* [Goal]:
Set down the data below from its first line to the line holding "rectangle (407, 504);", inclusive; omit all pictures.
#### Working data
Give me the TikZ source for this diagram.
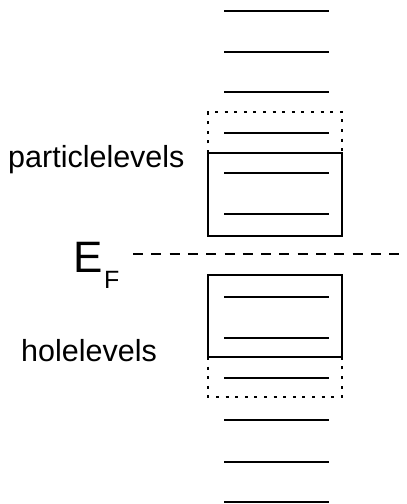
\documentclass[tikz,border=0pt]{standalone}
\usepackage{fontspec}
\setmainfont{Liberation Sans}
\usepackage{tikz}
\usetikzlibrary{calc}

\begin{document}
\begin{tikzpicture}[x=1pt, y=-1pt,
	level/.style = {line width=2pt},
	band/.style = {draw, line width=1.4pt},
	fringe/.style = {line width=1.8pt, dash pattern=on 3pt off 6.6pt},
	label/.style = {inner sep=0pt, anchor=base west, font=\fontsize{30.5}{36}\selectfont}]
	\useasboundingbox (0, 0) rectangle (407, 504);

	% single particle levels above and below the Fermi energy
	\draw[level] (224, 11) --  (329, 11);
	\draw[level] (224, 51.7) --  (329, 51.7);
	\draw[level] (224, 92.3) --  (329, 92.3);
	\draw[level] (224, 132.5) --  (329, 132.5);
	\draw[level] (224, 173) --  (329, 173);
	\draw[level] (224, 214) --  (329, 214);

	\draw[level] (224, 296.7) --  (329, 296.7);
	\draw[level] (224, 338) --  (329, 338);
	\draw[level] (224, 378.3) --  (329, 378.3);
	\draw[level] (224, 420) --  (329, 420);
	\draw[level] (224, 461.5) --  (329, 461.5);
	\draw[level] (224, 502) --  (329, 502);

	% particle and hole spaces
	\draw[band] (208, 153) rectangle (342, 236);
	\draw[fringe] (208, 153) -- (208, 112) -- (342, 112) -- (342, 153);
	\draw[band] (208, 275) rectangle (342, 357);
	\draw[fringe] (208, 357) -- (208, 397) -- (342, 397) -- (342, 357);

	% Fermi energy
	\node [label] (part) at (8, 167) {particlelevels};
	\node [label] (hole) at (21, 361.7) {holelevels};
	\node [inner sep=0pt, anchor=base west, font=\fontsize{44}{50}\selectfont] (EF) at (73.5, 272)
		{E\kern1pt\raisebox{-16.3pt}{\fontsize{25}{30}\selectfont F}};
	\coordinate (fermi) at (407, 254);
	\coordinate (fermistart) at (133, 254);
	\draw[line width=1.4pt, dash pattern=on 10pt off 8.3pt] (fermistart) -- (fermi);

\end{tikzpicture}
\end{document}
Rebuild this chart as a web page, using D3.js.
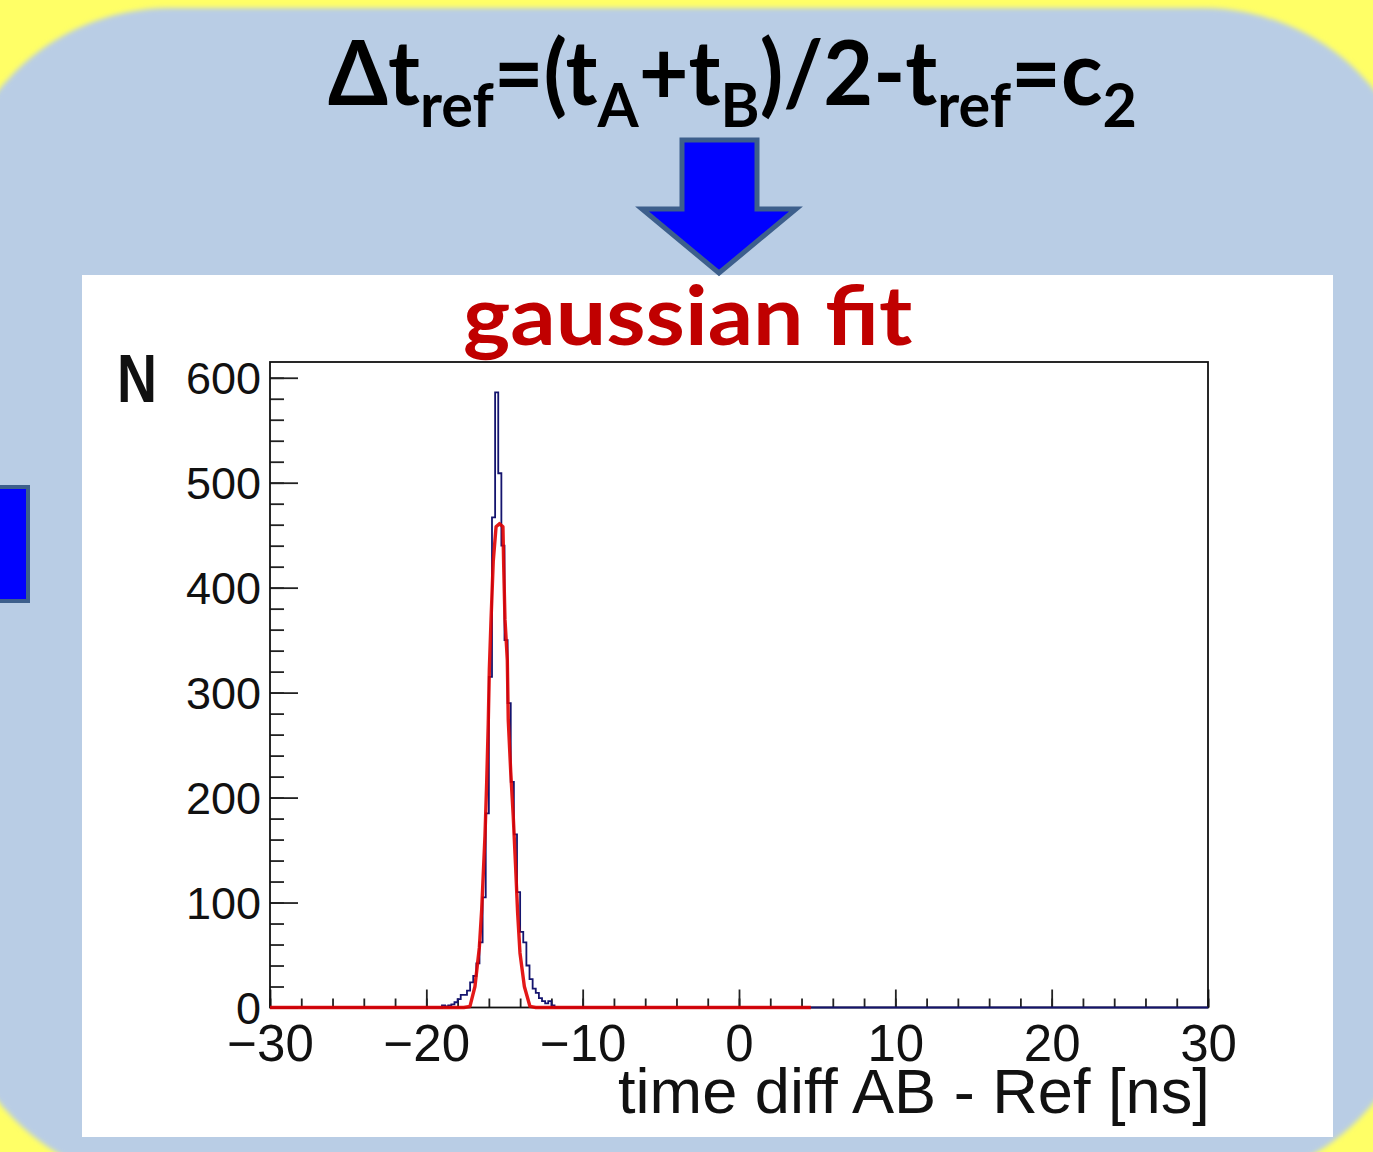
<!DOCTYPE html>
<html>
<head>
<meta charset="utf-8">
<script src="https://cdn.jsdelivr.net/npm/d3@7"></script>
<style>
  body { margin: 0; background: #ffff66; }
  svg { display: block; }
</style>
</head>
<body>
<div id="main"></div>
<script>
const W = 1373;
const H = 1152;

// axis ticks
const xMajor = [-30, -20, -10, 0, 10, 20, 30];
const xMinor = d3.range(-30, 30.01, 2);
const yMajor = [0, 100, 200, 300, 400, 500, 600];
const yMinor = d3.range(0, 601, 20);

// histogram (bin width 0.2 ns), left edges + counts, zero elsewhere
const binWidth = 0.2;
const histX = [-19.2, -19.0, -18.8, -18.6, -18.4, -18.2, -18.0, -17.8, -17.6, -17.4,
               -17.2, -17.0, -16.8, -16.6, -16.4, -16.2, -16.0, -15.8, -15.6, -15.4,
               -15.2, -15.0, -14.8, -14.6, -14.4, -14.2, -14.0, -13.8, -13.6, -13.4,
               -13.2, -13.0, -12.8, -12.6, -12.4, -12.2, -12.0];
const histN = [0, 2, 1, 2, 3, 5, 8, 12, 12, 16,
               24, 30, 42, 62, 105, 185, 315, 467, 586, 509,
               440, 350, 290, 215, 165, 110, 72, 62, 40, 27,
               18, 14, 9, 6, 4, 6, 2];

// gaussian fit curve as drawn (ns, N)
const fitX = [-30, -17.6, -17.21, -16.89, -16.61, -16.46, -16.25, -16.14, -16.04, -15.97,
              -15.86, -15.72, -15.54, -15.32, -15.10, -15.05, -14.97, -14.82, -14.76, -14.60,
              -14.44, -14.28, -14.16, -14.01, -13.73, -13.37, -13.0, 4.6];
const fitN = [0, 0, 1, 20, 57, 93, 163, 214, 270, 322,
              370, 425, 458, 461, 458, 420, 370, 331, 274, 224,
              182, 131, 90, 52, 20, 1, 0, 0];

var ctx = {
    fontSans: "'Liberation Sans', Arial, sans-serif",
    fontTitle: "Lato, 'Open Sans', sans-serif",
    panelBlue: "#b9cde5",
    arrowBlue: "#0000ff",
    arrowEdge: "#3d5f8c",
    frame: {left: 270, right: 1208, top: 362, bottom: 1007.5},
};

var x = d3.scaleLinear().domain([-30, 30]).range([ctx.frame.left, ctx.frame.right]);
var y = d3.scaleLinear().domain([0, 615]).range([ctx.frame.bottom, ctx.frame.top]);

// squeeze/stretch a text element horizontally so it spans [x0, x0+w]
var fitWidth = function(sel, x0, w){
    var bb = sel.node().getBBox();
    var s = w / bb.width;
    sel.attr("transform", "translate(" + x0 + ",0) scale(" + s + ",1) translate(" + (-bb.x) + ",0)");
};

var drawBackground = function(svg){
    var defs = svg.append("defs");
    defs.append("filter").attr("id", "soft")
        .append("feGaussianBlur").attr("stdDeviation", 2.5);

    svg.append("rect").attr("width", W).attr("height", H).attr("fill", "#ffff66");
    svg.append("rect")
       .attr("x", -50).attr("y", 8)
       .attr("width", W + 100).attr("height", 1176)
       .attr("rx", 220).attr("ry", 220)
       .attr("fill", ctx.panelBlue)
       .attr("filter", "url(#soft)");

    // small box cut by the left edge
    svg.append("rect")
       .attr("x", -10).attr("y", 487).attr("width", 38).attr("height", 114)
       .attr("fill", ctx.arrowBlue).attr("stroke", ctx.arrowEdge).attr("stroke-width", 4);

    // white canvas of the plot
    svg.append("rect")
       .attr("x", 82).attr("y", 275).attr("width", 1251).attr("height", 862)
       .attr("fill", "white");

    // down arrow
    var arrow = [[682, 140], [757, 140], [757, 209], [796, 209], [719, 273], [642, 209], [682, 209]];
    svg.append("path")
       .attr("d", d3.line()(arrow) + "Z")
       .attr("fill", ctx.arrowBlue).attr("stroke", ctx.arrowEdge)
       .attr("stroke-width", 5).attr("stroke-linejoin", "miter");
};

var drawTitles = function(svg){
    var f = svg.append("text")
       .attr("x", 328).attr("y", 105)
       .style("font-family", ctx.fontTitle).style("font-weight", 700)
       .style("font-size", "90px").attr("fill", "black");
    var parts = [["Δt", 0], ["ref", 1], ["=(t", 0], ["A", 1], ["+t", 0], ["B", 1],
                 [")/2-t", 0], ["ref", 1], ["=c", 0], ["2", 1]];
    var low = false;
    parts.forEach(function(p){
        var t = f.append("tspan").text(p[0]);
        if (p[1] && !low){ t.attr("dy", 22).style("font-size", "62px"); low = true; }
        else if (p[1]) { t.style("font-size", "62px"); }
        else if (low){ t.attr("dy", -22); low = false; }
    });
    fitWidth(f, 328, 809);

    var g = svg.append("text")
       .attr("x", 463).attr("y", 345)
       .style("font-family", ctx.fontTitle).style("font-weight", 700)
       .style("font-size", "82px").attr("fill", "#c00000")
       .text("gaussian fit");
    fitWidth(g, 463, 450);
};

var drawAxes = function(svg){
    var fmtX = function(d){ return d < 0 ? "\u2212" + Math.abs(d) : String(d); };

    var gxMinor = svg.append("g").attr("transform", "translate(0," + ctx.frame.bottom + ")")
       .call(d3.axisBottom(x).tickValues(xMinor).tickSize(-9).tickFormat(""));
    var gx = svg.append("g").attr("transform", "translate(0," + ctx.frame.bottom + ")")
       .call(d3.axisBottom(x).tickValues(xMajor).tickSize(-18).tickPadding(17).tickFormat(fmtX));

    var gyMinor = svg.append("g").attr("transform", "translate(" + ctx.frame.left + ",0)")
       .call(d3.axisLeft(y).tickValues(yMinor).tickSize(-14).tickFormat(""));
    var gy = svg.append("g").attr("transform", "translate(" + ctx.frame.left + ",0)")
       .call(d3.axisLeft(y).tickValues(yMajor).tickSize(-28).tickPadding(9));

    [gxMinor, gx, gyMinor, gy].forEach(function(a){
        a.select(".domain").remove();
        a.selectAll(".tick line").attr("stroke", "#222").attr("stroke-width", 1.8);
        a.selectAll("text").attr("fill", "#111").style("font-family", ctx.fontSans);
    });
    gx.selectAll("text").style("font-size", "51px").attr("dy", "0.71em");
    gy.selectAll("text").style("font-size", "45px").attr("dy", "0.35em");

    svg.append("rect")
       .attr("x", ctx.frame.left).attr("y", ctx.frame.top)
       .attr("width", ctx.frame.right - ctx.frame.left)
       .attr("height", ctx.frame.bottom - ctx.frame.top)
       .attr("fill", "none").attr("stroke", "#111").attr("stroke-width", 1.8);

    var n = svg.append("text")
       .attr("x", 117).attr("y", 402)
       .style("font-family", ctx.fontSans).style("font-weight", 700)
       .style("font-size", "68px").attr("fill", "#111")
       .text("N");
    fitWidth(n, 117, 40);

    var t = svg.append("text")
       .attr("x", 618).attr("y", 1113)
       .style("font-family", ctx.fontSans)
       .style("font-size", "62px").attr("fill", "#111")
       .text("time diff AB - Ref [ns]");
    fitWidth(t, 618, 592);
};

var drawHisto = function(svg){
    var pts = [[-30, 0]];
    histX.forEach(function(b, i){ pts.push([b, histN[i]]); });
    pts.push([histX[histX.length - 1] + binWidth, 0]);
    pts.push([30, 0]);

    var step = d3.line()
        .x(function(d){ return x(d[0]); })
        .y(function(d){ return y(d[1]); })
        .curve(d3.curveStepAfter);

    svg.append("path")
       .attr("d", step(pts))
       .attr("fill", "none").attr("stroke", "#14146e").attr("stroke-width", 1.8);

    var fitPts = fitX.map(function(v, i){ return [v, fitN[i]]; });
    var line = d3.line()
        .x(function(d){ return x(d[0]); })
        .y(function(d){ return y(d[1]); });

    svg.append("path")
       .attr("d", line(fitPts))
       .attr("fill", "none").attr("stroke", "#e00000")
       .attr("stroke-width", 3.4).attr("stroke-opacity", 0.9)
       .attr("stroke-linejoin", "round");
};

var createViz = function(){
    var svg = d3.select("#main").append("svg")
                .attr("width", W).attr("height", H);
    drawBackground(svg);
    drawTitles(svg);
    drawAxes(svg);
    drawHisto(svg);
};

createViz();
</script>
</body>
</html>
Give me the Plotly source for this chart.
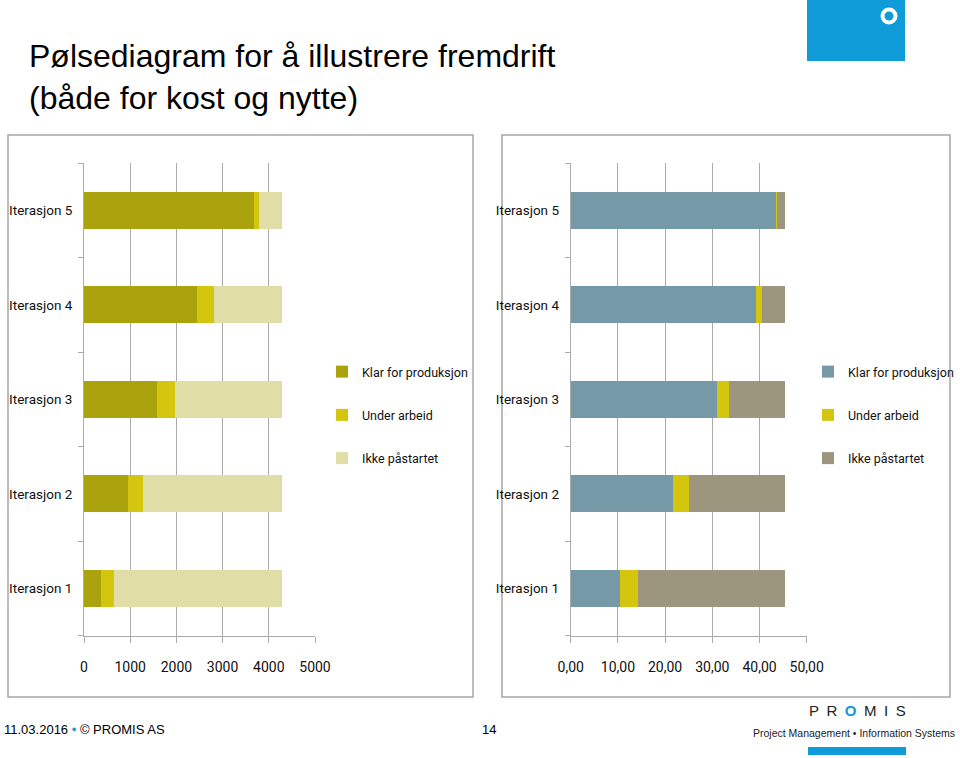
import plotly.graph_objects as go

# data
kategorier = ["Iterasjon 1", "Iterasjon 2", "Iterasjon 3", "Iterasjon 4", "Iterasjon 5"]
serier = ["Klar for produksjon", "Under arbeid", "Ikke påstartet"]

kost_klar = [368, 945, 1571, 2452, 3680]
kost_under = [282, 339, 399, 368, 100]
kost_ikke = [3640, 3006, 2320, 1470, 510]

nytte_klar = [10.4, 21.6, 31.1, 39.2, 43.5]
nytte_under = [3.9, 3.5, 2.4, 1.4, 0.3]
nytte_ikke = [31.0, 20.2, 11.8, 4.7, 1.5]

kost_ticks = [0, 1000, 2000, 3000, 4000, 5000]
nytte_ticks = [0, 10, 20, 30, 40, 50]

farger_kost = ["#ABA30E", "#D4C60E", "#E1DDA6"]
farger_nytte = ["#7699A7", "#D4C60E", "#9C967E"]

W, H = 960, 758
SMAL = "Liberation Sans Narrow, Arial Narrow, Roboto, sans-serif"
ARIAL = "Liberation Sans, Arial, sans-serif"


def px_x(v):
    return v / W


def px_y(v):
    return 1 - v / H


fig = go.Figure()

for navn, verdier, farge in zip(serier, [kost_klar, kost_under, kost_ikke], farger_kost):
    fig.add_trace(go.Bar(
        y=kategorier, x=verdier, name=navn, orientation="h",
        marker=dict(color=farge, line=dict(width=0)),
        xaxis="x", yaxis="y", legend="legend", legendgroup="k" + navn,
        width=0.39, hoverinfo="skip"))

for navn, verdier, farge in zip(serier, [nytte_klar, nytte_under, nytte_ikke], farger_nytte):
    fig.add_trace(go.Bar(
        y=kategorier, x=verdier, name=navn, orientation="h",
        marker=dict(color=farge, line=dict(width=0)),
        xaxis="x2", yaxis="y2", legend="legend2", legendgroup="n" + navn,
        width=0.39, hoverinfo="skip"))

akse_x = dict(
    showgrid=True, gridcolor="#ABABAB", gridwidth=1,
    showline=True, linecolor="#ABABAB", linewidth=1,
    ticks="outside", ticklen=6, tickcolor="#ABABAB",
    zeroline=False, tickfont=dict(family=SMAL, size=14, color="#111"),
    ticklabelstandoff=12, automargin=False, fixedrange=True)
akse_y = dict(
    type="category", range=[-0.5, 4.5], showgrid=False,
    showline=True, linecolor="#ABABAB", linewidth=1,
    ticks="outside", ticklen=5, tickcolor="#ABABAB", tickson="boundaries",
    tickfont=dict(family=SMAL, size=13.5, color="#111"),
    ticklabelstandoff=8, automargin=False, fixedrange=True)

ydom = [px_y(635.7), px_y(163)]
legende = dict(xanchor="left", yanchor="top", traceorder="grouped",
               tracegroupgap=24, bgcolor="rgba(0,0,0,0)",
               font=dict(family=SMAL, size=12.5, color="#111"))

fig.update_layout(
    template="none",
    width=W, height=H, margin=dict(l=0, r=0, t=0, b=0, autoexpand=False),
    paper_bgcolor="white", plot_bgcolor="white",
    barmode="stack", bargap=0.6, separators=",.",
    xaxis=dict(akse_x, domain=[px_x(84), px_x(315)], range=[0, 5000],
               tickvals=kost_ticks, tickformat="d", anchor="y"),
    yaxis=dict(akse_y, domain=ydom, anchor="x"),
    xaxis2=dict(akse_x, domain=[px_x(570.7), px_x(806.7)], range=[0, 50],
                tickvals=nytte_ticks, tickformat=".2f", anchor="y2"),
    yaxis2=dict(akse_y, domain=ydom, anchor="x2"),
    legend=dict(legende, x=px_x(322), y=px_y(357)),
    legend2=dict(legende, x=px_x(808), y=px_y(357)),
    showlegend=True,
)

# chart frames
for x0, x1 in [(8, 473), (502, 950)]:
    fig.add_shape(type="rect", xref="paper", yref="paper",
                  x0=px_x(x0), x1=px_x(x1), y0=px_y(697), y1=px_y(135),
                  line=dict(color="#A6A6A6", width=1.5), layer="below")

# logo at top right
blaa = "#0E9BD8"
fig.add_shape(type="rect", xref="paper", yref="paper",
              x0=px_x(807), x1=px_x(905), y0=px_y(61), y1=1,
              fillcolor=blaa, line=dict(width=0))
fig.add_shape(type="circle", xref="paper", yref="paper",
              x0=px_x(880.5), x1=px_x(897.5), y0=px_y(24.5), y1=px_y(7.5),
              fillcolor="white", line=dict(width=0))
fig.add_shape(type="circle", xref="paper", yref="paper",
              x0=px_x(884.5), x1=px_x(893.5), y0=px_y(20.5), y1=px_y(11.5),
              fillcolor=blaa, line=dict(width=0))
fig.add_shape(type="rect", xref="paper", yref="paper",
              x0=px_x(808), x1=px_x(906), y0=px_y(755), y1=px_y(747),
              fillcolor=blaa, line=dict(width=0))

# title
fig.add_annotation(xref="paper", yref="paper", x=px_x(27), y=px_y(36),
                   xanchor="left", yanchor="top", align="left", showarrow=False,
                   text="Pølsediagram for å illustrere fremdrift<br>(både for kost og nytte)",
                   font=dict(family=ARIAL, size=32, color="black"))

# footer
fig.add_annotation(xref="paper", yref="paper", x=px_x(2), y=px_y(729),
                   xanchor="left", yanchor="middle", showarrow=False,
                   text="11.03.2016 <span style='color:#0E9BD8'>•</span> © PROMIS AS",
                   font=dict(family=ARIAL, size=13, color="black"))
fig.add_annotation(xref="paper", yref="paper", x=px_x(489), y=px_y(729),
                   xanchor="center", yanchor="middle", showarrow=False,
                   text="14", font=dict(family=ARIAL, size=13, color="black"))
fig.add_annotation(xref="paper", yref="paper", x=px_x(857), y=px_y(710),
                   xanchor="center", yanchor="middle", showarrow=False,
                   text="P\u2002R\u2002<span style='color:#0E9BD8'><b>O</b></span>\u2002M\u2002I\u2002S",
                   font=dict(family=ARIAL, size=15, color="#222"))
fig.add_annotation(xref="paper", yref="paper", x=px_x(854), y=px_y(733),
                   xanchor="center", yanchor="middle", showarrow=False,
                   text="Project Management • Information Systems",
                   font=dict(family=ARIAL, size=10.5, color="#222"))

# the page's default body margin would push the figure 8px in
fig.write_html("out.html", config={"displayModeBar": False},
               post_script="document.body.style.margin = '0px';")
########
* [Response]:
Give me the TikZ source for this diagram.
\documentclass[tikz,border=0pt]{standalone}
\usepackage{fontspec}
\setmainfont{Liberation Sans}
\usepackage{tikz}
\usetikzlibrary{calc}

\begin{document}
\begin{tikzpicture}[x=1pt, y=-1pt,
	level/.style = {line width=2pt},
	band/.style = {draw, line width=1.4pt},
	fringe/.style = {line width=1.8pt, dash pattern=on 3pt off 6.6pt},
	label/.style = {inner sep=0pt, anchor=base west, font=\fontsize{30.5}{36}\selectfont}]
	\useasboundingbox (0, 0) rectangle (407, 504);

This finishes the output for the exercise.